Barry Diller, chairman and chief executive officer of IAC, said Web users will have to pay for what they watch and use, joining the refrain of media moguls who say an era of free Internet content is ending.

The media and technology executive, whose company runs the Ask.com search engine and the Match.com dating service, said it’s “mythology” to view the Internet as a system of free communications. “It is not free, and is not going to be,” Diller said at the Fortune Brainstorm conference this week in Pasadena, California. In addition to IAC, he is chairman of Expedia Inc., the online travel service, and Ticketmaster Entertainment Inc.

Diller, 67, joined a group of media chiefs, from Liberty Media Corp.’s John Malone to Walt Disney Co. CEO Robert Iger, who are challenging the accepted model that consumers pay for Internet access and then content is free. Diller predicted there will be three revenue streams: advertising, subscriptions and transactions. - (Bloomberg)

Barry Diller [pictured] is like all “media moguls and broadcast corporation CEOs” believing that their cash registers will ring each time someone wants entertainment from the Internet. You won’t get into these theaters without a ticket, and if history teaches us anything, it is that these greedy bastards are not going to be giving their product away for anything less than the price you’d pay for a movie ticket or music CD today. In other words, there will be no $2.99 viewing fees. Diller and his kind would have you pay top dollar for video on demand, mp3 file versions of the latest music CD, and video games. Newspapers will also attempt to capture Internet audiences and charge for content. Some newspapers already require subscription fees for content or for access to the service at all.

I believe the Barry Dillers, the Robert Igers, and the John Malones (who was former CEO of AT&T, which spun off Liberty before merging with SBC California) will eat their words and choke on the bitter taste of the reality that is to be fed them. The Internet is not made up of groups of corporations. It is not a gated community other than fees paid to cable or phone companies for broadband access. There will always be gateways to entertainment, free access and free market opportunities. If the price for access to one of Barry Diller’s online properties is prohibitive, the average person will go elsewhere and that is where free market opportunities arise. Independent artists, file sharing and new creative sources which will offer free access, will cause Diller and others to drop prices in order to stay alive.

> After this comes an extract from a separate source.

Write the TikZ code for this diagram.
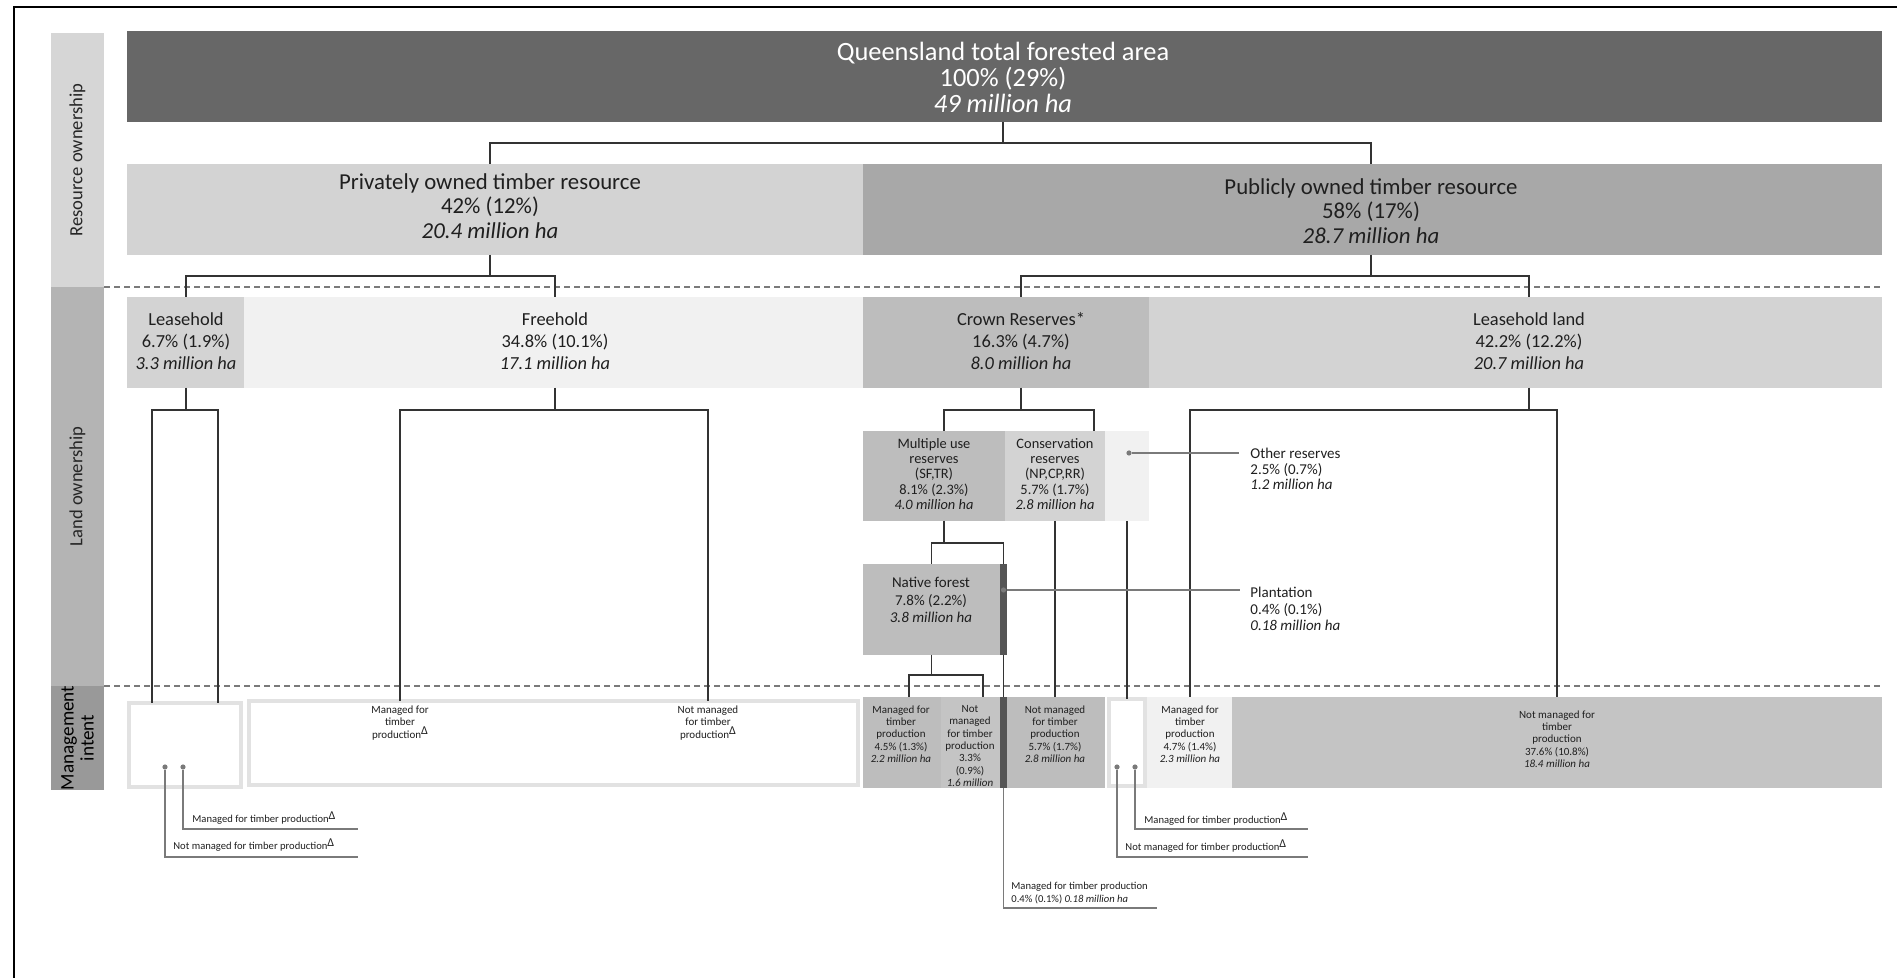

Corporate bigwigs have always behaved like they knew what was best for the consumer. AT&T bought out companies that had no ties to telephone service, thinking they could operate them better. Take the marriage of AT&T and Olivetti-Underwood in 1983. AT&T merged with Olivetti on the verge of the Bell company break-up. AT&T saw the growth of the computer industry and thought they could get into the game and be a Goliath, as they had been in the telephone industry. The first AT&T computer (with a 10 megabyte hard drive) was just the beginning in the big scheme of things for AT&T. Their plan was to integrate office machines and computers, with telephone service, an all-in-one machine that would dominate against rivals, such as IBM. IBM made no effort to compete against AT&T with any such plan. Could they possibly have had more insight than AT&T?

After losing hundreds of millions of dollars each year on this venture, AT&T severed the relationship with Olivetti in 1989, turning to Intel, which would make computers for AT&T, to be sold under the AT&T brand. This venture failed also. As did AT&T’s merger with business machine company NCR. AT&T’s management of NCR, using the telephone company marketing mentality, caused losses which led AT&T/NCR to later break up. Eventually, NCR became profitable again, apart from AT&T. There are other such cases. AT&T merges with Comcast Cable. That venture fails, AT&T buries the dream of cornering the market on cable television entertainment combined with Internet access and telephone service and divests itself of Comcast.

Thinking out of the box is something major corporations like to talk about, but seldom succeed in doing. The methods and procedures (M&Ps) of AT&T, developed in the 50s, are adhered to today. Forward thinking?  Thinking out of the box?  The local and long distance divisons profitability pales in comparison to the potential of the wireless division of AT&T. Can wireless keep AT&T alive? When AT&T attempted wireless service the first time, on their own, it failed. Having merged with Cingular and re-thinking this whole cell phone management and marketing thing, it looks like AT&T has it dicked. Or could they yet merge with still another carrier, morphing into something they hope can compete in this new age of communications.

In this new age of communications and entertainment media, Barry Diller, Robert Iger, John Malone and the rest might look at how AT&T took their same stance when entering into the business of making computers. Can these corporations divest themselves of their old concepts of entertainment delivery and pricing?

An industry Goliath can be brought down by one small competitor with a better idea and a smarter marketing strategy. There are thousands of Davids on the Internet with ideas brewing in their heads. They are looking for backers and partners. To partner with IAC or Disney, would be like George Bailey giving in and turning the keys to Bailey Savings & Loan over to Old Man Potter. There will come another Larry Page and Sergey Brin (Google), Steve Chen, Chad Hurley and Jawed Karim (Youtube), building empires from startups developed in their den or garage. This is what will keep prices competitive, causing Diller and others to try to think out of the box. We saw how that worked for AT&T.